I put some cheese in the smoker and then added a stick of butter. I have not done this before so I'm kind of winging it. I did read some stuff on here about cheese smoking ( thx Mr. T) so it should go well. I'm in Vegas but it is only about 50 F here now. It is dropping and now is 47 F. I have had the cheese in there for about 2 1/2 hours. I took the butter out after an hour. The in side of the smoker temp. was in the 60-68 degree range for the first hour. It has been going up since I took the butter out and is at 75 *F now. When the AMNPTS burns out I'll pull the cheese out. I am using the little tube (6") with cherry pellets. I have moved the cheese around a little since the part over the AMNPTS was the hot part. There are a few spots that got more of the heat earlier because of this. The AMNPTS is the only heat source as I do not even have the MES 30" analog smoker plugged in. I have been taking pictures and will add them when the cheese is done. Guess I have to get back to raking leaves and pine needles out of the back yard.


----------



## themule69 (Jan 2, 2015)

MR T is the man to fallow in the cheese world.
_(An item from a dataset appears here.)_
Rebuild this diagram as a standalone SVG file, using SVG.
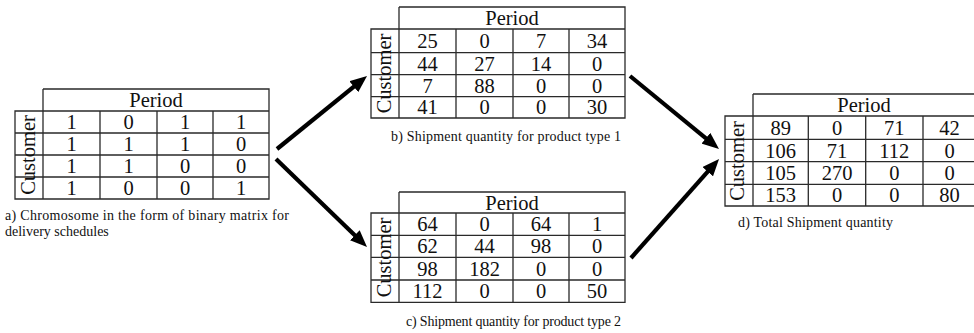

Remember if the temp gets to hot you can put it in the freezer for a few min. You don't want it to freeze just cool down. You can also put some ice in the MES. I look forward to seeing your cheese. Bite the bullet and don't even cut off a piece for 2 weeks. It is worth the wait.

happy smoken.

David


----------



## mr t 59874 (Jan 2, 2015)

Sounds like you are on target.  We'll be waiting.  
	

	
	
		
		



		
		
	


	





Tom


----------



## mr t 59874 (Jan 2, 2015)

themule69 said:


> MR T is the man to fallow in the cheese world.
> 
> David


David, As soon as we get caught up on Christmas, I promise to send you the check.

Tom


----------



## tom 178 (Jan 2, 2015)

Here is the pictures













wch2.jpg



__ tom 178
__ Jan 2, 2015


















cch3.jpg



__ tom 178
__ Jan 2, 2015


















ch4.jpg



__ tom 178
__ Jan 2, 2015


















ch5.jpg



__ tom 178
__ Jan 2, 2015






So now I'll put it in ziplock bags closed almost all the way but open a little to let out moisture. This will be over night. Tomorrow I'll vac seal some and the rest will be just cling wrapped and put in the frig for eating in a couple of weeks. If I can wait that long.


----------



## crazymoon (Jan 5, 2015)

Nice smoke , you'll love the cheese !


----------